— start Dataset excerpts —
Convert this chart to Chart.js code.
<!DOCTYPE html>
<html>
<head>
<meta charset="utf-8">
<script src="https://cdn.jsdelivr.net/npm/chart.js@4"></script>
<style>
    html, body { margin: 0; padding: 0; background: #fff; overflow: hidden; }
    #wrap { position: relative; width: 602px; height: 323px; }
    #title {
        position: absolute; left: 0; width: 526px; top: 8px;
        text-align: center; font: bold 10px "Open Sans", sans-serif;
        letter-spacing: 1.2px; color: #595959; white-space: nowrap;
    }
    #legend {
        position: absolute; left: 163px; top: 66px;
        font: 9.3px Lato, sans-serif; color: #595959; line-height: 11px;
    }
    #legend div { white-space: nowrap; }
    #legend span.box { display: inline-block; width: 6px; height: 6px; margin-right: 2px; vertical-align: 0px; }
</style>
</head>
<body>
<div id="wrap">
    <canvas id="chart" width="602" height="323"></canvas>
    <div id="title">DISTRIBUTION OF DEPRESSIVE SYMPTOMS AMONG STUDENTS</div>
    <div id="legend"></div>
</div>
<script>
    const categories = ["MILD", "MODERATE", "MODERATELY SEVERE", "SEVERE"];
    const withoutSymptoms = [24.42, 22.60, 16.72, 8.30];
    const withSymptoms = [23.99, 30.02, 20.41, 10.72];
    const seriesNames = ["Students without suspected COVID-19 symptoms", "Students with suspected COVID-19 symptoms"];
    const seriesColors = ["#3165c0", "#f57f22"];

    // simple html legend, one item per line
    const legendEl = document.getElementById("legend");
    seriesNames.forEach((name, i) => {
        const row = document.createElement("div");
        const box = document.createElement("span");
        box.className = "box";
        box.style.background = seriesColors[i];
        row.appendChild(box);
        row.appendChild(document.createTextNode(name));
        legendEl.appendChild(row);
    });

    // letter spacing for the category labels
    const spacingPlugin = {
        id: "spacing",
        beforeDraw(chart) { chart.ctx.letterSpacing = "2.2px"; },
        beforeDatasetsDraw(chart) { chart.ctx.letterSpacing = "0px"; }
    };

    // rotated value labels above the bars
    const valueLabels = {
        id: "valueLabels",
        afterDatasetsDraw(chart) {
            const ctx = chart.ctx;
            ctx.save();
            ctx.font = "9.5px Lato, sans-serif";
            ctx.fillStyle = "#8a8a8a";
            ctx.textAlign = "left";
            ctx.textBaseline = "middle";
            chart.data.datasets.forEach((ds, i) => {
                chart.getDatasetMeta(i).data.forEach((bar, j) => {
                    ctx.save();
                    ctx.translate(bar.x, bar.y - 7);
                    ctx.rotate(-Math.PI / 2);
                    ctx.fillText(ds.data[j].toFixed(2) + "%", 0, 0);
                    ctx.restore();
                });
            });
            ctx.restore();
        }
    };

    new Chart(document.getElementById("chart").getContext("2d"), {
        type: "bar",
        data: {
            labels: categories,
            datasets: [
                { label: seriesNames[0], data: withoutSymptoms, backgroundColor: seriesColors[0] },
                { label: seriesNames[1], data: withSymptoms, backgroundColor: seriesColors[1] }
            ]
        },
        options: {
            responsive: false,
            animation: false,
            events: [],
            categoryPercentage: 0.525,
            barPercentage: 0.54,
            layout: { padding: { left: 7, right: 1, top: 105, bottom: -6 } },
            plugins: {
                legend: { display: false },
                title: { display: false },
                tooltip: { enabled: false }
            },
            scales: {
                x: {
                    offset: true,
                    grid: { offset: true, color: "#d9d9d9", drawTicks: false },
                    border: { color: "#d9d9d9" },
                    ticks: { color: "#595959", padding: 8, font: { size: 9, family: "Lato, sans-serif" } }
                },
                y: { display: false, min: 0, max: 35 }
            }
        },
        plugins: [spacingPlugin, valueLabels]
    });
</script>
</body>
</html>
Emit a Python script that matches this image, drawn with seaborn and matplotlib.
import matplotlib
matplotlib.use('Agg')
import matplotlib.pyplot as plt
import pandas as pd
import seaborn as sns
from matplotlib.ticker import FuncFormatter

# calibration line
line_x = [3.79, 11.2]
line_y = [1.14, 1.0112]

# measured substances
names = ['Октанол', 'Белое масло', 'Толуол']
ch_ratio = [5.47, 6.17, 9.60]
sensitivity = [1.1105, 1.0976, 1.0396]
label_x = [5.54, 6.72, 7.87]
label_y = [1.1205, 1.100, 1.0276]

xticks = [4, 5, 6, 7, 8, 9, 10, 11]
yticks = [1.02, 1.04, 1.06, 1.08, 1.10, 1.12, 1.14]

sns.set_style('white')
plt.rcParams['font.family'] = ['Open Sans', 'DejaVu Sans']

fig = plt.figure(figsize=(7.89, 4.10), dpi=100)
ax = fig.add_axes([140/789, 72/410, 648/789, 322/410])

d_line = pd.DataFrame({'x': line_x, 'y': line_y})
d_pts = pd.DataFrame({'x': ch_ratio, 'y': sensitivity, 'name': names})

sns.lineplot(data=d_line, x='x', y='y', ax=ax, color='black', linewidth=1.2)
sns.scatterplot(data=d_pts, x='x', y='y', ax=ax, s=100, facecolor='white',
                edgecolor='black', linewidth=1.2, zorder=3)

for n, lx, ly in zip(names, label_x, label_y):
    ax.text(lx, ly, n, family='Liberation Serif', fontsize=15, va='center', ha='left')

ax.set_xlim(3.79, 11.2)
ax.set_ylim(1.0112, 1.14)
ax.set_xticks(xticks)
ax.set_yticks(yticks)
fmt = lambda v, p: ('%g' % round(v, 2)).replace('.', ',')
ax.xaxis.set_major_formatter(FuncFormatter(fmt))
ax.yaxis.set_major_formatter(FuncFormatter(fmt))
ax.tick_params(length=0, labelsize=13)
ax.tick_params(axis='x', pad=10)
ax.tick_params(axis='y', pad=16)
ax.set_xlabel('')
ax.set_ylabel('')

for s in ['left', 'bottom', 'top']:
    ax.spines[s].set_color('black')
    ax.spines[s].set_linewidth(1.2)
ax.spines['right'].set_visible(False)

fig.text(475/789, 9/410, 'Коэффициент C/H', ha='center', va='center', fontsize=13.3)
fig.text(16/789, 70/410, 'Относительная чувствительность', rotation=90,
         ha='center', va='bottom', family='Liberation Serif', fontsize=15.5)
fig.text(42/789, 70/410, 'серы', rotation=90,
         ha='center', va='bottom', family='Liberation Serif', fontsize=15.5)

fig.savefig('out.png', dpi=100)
— end Dataset excerpts —
• [Challenge]: Filter the data, keeping only the lines that contain "chart".

• [Expected answer]:
Convert this chart to Chart.js code.
<script src="https://cdn.jsdelivr.net/npm/chart.js@4"></script>
    <canvas id="chart" width="602" height="323"></canvas>
        beforeDraw(chart) { chart.ctx.letterSpacing = "2.2px"; },
        beforeDatasetsDraw(chart) { chart.ctx.letterSpacing = "0px"; }
        afterDatasetsDraw(chart) {
            const ctx = chart.ctx;
            chart.data.datasets.forEach((ds, i) => {
                chart.getDatasetMeta(i).data.forEach((bar, j) => {
    new Chart(document.getElementById("chart").getContext("2d"), {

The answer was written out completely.